### WHAT TO PRODUCE
Output the full listing below exactly as it reads, and skip anything that is a picture.

### DATASET SECTION
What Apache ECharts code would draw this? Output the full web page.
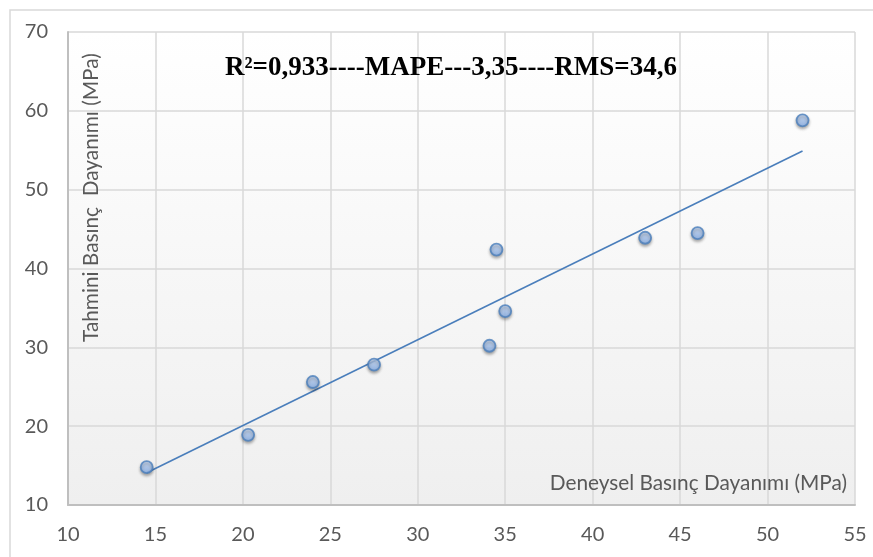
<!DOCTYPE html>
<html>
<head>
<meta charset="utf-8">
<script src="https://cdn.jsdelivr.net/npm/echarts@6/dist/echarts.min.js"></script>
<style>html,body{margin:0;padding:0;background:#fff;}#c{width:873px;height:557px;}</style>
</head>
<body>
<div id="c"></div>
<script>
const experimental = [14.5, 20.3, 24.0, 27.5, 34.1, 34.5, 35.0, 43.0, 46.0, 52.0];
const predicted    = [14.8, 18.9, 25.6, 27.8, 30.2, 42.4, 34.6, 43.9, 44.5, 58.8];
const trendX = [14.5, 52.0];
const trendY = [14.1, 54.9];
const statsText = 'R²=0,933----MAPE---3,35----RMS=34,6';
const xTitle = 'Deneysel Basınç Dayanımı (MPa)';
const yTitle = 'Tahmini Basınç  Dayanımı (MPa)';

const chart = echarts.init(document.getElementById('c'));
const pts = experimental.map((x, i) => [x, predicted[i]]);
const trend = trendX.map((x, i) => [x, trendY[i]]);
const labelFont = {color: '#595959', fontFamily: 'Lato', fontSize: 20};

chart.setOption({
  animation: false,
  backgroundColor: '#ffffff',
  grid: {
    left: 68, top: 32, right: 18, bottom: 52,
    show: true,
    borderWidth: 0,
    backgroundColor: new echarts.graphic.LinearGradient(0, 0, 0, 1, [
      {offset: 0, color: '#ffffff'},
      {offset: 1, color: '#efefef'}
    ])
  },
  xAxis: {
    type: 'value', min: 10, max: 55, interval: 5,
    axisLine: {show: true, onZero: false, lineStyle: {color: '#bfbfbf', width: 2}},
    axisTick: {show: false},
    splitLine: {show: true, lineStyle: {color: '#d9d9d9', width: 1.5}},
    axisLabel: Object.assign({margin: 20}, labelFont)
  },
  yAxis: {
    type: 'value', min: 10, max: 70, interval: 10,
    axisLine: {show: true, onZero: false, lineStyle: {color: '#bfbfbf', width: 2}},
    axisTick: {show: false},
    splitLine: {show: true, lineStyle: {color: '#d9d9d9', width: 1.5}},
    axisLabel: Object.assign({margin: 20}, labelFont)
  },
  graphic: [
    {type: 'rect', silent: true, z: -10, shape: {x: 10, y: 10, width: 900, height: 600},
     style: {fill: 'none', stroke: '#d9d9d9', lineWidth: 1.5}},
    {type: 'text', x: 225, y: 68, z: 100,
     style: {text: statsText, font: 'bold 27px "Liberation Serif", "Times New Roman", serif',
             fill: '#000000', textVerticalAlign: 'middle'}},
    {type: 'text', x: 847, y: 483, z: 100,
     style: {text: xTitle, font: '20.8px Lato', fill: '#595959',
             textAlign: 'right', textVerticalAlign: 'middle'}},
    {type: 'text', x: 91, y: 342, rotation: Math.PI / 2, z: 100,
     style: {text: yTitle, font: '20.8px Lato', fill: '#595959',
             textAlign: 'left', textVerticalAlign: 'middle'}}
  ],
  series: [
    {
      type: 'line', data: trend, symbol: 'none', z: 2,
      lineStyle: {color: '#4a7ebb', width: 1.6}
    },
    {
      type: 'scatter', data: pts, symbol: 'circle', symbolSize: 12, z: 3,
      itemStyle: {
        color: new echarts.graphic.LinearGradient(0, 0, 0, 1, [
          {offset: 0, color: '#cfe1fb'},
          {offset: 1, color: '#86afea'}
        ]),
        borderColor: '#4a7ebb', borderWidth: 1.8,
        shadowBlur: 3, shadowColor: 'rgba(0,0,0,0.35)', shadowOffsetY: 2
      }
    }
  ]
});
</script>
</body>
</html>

### EXERCISE ANSWER
What Apache ECharts code would draw this? Output the full web page.
<!DOCTYPE html>
<html>
<head>
<meta charset="utf-8">
<script src="https://cdn.jsdelivr.net/npm/echarts@6/dist/echarts.min.js"></script>
<style>html,body{margin:0;padding:0;background:#fff;}#c{width:873px;height:557px;}</style>
</head>
<body>
<div id="c"></div>
<script>
const experimental = [14.5, 20.3, 24.0, 27.5, 34.1, 34.5, 35.0, 43.0, 46.0, 52.0];
const predicted    = [14.8, 18.9, 25.6, 27.8, 30.2, 42.4, 34.6, 43.9, 44.5, 58.8];
const trendX = [14.5, 52.0];
const trendY = [14.1, 54.9];
const statsText = 'R²=0,933----MAPE---3,35----RMS=34,6';
const xTitle = 'Deneysel Basınç Dayanımı (MPa)';
const yTitle = 'Tahmini Basınç  Dayanımı (MPa)';

const chart = echarts.init(document.getElementById('c'));
const pts = experimental.map((x, i) => [x, predicted[i]]);
const trend = trendX.map((x, i) => [x, trendY[i]]);
const labelFont = {color: '#595959', fontFamily: 'Lato', fontSize: 20};

chart.setOption({
  animation: false,
  backgroundColor: '#ffffff',
  grid: {
    left: 68, top: 32, right: 18, bottom: 52,
    show: true,
    borderWidth: 0,
    backgroundColor: new echarts.graphic.LinearGradient(0, 0, 0, 1, [
      {offset: 0, color: '#ffffff'},
      {offset: 1, color: '#efefef'}
    ])
  },
  xAxis: {
    type: 'value', min: 10, max: 55, interval: 5,
    axisLine: {show: true, onZero: false, lineStyle: {color: '#bfbfbf', width: 2}},
    axisTick: {show: false},
    splitLine: {show: true, lineStyle: {color: '#d9d9d9', width: 1.5}},
    axisLabel: Object.assign({margin: 20}, labelFont)
  },
  yAxis: {
    type: 'value', min: 10, max: 70, interval: 10,
    axisLine: {show: true, onZero: false, lineStyle: {color: '#bfbfbf', width: 2}},
    axisTick: {show: false},
    splitLine: {show: true, lineStyle: {color: '#d9d9d9', width: 1.5}},
    axisLabel: Object.assign({margin: 20}, labelFont)
  },
  graphic: [
    {type: 'rect', silent: true, z: -10, shape: {x: 10, y: 10, width: 900, height: 600},
     style: {fill: 'none', stroke: '#d9d9d9', lineWidth: 1.5}},
    {type: 'text', x: 225, y: 68, z: 100,
     style: {text: statsText, font: 'bold 27px "Liberation Serif", "Times New Roman", serif',
             fill: '#000000', textVerticalAlign: 'middle'}},
    {type: 'text', x: 847, y: 483, z: 100,
     style: {text: xTitle, font: '20.8px Lato', fill: '#595959',
             textAlign: 'right', textVerticalAlign: 'middle'}},
    {type: 'text', x: 91, y: 342, rotation: Math.PI / 2, z: 100,
     style: {text: yTitle, font: '20.8px Lato', fill: '#595959',
             textAlign: 'left', textVerticalAlign: 'middle'}}
  ],
  series: [
    {
      type: 'line', data: trend, symbol: 'none', z: 2,
      lineStyle: {color: '#4a7ebb', width: 1.6}
    },
    {
      type: 'scatter', data: pts, symbol: 'circle', symbolSize: 12, z: 3,
      itemStyle: {
        color: new echarts.graphic.LinearGradient(0, 0, 0, 1, [
          {offset: 0, color: '#cfe1fb'},
          {offset: 1, color: '#86afea'}
        ]),
        borderColor: '#4a7ebb', borderWidth: 1.8,
        shadowBlur: 3, shadowColor: 'rgba(0,0,0,0.35)', shadowOffsetY: 2
      }
    }
  ]
});
</script>
</body>
</html>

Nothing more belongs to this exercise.